Exactly the lines from the opening of the records through the line containing "const emTicks = [500,600,700,800,900,1000,1100];" should be copied, with both included.

Part of a data file:
------
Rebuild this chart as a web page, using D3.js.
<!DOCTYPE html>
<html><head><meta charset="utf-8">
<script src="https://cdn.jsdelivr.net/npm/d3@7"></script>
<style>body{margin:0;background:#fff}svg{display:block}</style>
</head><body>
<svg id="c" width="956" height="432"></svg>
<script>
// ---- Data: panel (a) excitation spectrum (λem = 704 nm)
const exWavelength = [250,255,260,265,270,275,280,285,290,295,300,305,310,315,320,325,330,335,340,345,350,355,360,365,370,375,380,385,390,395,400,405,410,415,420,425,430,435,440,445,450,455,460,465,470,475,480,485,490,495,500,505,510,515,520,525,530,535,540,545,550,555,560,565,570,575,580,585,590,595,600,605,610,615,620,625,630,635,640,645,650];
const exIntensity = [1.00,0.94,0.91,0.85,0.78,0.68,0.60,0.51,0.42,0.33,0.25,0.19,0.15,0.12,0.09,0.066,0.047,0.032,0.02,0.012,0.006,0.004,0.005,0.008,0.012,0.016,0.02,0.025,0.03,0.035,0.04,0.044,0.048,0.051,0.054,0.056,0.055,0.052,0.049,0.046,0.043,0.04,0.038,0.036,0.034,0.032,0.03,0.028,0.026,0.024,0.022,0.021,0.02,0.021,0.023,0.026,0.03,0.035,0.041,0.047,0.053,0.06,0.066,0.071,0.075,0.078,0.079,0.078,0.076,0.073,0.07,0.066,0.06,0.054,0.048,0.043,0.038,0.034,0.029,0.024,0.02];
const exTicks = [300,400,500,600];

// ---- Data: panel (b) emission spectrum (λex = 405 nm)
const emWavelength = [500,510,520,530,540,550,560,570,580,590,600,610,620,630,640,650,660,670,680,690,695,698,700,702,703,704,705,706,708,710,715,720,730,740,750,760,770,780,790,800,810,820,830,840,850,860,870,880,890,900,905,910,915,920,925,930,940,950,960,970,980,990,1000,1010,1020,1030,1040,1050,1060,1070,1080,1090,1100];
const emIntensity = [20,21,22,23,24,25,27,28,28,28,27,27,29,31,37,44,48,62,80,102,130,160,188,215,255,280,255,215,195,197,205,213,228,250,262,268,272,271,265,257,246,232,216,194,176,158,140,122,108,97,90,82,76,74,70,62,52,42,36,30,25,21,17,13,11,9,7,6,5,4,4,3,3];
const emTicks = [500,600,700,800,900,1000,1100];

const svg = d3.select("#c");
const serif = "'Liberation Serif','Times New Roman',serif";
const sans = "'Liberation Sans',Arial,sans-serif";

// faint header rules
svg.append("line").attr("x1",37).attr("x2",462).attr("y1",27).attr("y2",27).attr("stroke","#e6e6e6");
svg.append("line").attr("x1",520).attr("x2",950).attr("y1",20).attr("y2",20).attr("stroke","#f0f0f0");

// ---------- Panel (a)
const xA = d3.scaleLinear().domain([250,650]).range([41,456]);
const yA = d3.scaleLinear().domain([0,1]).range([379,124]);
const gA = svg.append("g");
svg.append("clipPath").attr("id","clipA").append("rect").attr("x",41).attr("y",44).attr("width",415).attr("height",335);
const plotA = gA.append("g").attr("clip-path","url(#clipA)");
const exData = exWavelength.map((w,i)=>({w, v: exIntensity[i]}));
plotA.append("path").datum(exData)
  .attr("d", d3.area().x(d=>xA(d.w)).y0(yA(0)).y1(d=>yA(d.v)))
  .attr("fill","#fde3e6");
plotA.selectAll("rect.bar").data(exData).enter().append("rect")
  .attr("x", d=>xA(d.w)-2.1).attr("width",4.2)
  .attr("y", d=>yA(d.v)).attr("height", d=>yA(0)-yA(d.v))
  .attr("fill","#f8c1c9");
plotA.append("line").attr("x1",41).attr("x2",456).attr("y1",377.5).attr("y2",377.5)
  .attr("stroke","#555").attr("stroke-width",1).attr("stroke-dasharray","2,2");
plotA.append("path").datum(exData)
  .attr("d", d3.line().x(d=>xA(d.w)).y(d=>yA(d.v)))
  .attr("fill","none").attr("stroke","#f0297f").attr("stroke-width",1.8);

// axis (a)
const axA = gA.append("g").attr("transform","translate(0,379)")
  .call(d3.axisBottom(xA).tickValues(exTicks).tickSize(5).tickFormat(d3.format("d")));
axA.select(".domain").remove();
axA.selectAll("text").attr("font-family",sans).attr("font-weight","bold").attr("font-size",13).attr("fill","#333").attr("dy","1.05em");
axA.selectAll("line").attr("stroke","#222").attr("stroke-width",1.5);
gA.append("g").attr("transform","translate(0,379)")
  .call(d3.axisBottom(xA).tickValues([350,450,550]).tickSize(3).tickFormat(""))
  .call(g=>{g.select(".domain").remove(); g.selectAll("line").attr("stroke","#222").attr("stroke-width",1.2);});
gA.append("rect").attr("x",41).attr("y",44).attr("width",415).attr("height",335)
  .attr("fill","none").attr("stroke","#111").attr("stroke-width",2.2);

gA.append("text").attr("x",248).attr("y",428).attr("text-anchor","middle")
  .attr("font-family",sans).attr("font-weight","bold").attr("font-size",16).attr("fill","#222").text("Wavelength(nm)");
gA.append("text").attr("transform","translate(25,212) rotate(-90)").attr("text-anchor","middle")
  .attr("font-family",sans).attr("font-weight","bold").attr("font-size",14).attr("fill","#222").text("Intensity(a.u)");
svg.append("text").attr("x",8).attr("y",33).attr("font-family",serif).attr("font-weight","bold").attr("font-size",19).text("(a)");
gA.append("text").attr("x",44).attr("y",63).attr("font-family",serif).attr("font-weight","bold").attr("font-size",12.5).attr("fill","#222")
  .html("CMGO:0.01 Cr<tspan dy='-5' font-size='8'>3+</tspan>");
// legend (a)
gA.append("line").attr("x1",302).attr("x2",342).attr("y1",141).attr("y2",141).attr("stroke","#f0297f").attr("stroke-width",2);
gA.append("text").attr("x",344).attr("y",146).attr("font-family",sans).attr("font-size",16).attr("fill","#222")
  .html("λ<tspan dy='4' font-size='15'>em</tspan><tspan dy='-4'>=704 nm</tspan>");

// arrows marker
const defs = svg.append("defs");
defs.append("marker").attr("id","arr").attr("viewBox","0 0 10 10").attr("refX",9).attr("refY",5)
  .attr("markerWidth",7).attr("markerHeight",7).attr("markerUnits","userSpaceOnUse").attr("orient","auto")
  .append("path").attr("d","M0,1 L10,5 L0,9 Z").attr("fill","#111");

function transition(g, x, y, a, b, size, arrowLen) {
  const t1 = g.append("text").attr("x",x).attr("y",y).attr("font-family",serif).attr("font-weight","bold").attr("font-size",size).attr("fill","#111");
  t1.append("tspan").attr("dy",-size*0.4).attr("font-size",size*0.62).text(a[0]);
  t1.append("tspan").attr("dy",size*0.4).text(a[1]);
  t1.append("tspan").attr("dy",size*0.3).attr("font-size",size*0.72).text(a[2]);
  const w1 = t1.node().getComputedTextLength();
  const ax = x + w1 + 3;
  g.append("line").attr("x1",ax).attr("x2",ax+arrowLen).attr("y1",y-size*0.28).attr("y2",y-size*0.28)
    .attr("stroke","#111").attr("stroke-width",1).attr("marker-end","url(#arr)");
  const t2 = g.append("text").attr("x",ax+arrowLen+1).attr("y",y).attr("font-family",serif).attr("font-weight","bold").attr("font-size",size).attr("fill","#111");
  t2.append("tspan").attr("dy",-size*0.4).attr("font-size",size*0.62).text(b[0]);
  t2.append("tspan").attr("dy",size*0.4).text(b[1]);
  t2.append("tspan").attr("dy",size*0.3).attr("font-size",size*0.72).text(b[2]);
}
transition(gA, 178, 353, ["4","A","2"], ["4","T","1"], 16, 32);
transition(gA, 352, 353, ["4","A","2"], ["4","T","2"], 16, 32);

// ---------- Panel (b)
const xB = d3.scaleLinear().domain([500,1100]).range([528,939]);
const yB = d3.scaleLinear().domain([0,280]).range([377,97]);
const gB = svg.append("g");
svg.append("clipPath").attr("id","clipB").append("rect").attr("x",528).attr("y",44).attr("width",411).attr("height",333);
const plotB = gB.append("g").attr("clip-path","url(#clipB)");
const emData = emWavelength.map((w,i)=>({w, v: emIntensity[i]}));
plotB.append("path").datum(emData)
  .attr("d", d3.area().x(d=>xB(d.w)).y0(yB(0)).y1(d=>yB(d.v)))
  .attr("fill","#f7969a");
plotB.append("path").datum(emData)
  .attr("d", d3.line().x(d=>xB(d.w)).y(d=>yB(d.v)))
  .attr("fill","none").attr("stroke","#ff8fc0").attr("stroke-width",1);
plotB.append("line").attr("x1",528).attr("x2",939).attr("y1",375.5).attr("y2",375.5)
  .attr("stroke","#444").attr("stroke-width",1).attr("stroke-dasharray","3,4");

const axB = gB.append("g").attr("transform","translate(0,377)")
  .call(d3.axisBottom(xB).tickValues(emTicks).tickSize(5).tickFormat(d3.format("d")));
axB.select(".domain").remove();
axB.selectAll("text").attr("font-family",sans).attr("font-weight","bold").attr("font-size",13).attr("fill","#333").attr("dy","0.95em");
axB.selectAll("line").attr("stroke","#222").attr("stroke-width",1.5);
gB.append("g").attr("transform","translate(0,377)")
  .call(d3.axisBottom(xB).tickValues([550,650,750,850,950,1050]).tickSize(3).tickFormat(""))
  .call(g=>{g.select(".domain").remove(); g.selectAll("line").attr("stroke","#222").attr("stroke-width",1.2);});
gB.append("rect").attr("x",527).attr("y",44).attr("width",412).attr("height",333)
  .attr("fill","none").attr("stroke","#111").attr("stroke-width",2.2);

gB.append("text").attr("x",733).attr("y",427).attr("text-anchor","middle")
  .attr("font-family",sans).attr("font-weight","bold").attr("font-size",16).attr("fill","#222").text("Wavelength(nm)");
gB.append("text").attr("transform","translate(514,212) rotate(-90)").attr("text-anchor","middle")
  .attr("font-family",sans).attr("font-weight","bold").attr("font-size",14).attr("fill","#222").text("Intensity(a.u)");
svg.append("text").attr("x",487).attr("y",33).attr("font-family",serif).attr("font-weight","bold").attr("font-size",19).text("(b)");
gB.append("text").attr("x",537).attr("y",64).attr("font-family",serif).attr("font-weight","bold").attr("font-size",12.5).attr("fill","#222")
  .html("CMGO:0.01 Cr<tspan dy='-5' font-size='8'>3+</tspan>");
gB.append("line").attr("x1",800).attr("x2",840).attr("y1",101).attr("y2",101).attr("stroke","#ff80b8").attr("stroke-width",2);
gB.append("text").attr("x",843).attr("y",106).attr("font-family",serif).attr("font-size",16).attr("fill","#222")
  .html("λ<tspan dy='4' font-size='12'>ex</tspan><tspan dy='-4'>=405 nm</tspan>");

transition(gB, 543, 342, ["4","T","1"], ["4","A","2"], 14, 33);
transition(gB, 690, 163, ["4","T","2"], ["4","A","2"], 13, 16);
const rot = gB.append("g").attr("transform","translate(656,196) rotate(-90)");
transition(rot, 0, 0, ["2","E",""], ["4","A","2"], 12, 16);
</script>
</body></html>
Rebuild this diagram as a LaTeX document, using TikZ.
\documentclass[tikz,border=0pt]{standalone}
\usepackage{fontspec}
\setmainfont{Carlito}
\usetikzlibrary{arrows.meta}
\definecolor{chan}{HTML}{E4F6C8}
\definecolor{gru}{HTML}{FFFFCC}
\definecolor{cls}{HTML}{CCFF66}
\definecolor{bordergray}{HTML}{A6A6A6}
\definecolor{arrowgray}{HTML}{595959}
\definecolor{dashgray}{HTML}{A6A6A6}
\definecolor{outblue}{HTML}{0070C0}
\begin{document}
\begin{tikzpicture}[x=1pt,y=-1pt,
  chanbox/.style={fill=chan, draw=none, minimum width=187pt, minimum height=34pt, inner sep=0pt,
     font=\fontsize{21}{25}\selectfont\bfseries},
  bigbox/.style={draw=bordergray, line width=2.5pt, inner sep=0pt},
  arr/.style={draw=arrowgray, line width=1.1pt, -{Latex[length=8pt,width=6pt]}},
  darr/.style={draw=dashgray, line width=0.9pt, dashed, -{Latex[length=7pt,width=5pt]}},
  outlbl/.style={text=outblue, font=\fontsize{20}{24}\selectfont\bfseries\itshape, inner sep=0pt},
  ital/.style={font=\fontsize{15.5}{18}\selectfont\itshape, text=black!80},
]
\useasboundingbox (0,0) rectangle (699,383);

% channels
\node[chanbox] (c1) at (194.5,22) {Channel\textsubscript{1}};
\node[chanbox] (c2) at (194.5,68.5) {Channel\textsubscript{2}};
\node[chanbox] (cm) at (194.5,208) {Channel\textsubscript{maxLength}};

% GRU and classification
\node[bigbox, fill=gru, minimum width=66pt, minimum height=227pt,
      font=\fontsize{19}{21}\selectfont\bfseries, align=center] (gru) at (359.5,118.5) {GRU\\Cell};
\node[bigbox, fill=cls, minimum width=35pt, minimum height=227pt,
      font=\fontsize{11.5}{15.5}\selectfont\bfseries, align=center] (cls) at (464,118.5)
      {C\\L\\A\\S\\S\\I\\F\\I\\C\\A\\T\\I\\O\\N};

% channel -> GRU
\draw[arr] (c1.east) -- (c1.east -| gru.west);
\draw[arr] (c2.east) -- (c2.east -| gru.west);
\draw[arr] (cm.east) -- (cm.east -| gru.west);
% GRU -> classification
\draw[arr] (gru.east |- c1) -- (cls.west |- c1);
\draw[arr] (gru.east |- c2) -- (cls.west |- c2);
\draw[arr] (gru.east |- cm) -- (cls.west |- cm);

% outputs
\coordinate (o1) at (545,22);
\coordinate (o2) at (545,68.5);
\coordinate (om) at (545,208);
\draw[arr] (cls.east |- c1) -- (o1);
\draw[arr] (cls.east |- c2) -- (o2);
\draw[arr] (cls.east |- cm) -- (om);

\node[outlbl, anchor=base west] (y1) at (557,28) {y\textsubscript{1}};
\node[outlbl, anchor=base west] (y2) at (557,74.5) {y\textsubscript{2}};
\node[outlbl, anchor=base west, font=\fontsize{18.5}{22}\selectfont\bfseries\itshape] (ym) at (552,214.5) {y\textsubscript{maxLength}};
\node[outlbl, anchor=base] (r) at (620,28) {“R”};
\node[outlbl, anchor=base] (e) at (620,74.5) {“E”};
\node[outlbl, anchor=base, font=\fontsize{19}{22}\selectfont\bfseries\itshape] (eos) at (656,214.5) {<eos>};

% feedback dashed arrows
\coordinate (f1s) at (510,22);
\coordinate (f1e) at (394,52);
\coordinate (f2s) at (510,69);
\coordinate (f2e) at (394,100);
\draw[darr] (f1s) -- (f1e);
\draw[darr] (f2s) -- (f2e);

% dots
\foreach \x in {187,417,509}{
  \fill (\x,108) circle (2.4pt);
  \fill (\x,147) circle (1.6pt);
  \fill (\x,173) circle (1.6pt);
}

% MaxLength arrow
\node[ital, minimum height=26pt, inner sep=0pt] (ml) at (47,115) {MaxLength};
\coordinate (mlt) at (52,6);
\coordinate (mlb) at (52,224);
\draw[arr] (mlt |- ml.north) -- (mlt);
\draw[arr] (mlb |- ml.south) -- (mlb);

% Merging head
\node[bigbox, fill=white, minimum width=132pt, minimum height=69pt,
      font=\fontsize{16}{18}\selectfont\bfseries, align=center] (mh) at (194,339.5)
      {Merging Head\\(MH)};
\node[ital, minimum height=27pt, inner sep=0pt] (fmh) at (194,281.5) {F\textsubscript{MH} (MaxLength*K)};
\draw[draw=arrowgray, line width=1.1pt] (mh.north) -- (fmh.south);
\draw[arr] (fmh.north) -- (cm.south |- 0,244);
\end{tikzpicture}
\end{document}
------
**Exercise answer**
Rebuild this chart as a web page, using D3.js.
<!DOCTYPE html>
<html><head><meta charset="utf-8">
<script src="https://cdn.jsdelivr.net/npm/d3@7"></script>
<style>body{margin:0;background:#fff}svg{display:block}</style>
</head><body>
<svg id="c" width="956" height="432"></svg>
<script>
// ---- Data: panel (a) excitation spectrum (λem = 704 nm)
const exWavelength = [250,255,260,265,270,275,280,285,290,295,300,305,310,315,320,325,330,335,340,345,350,355,360,365,370,375,380,385,390,395,400,405,410,415,420,425,430,435,440,445,450,455,460,465,470,475,480,485,490,495,500,505,510,515,520,525,530,535,540,545,550,555,560,565,570,575,580,585,590,595,600,605,610,615,620,625,630,635,640,645,650];
const exIntensity = [1.00,0.94,0.91,0.85,0.78,0.68,0.60,0.51,0.42,0.33,0.25,0.19,0.15,0.12,0.09,0.066,0.047,0.032,0.02,0.012,0.006,0.004,0.005,0.008,0.012,0.016,0.02,0.025,0.03,0.035,0.04,0.044,0.048,0.051,0.054,0.056,0.055,0.052,0.049,0.046,0.043,0.04,0.038,0.036,0.034,0.032,0.03,0.028,0.026,0.024,0.022,0.021,0.02,0.021,0.023,0.026,0.03,0.035,0.041,0.047,0.053,0.06,0.066,0.071,0.075,0.078,0.079,0.078,0.076,0.073,0.07,0.066,0.06,0.054,0.048,0.043,0.038,0.034,0.029,0.024,0.02];
const exTicks = [300,400,500,600];

// ---- Data: panel (b) emission spectrum (λex = 405 nm)
const emWavelength = [500,510,520,530,540,550,560,570,580,590,600,610,620,630,640,650,660,670,680,690,695,698,700,702,703,704,705,706,708,710,715,720,730,740,750,760,770,780,790,800,810,820,830,840,850,860,870,880,890,900,905,910,915,920,925,930,940,950,960,970,980,990,1000,1010,1020,1030,1040,1050,1060,1070,1080,1090,1100];
const emIntensity = [20,21,22,23,24,25,27,28,28,28,27,27,29,31,37,44,48,62,80,102,130,160,188,215,255,280,255,215,195,197,205,213,228,250,262,268,272,271,265,257,246,232,216,194,176,158,140,122,108,97,90,82,76,74,70,62,52,42,36,30,25,21,17,13,11,9,7,6,5,4,4,3,3];
const emTicks = [500,600,700,800,900,1000,1100];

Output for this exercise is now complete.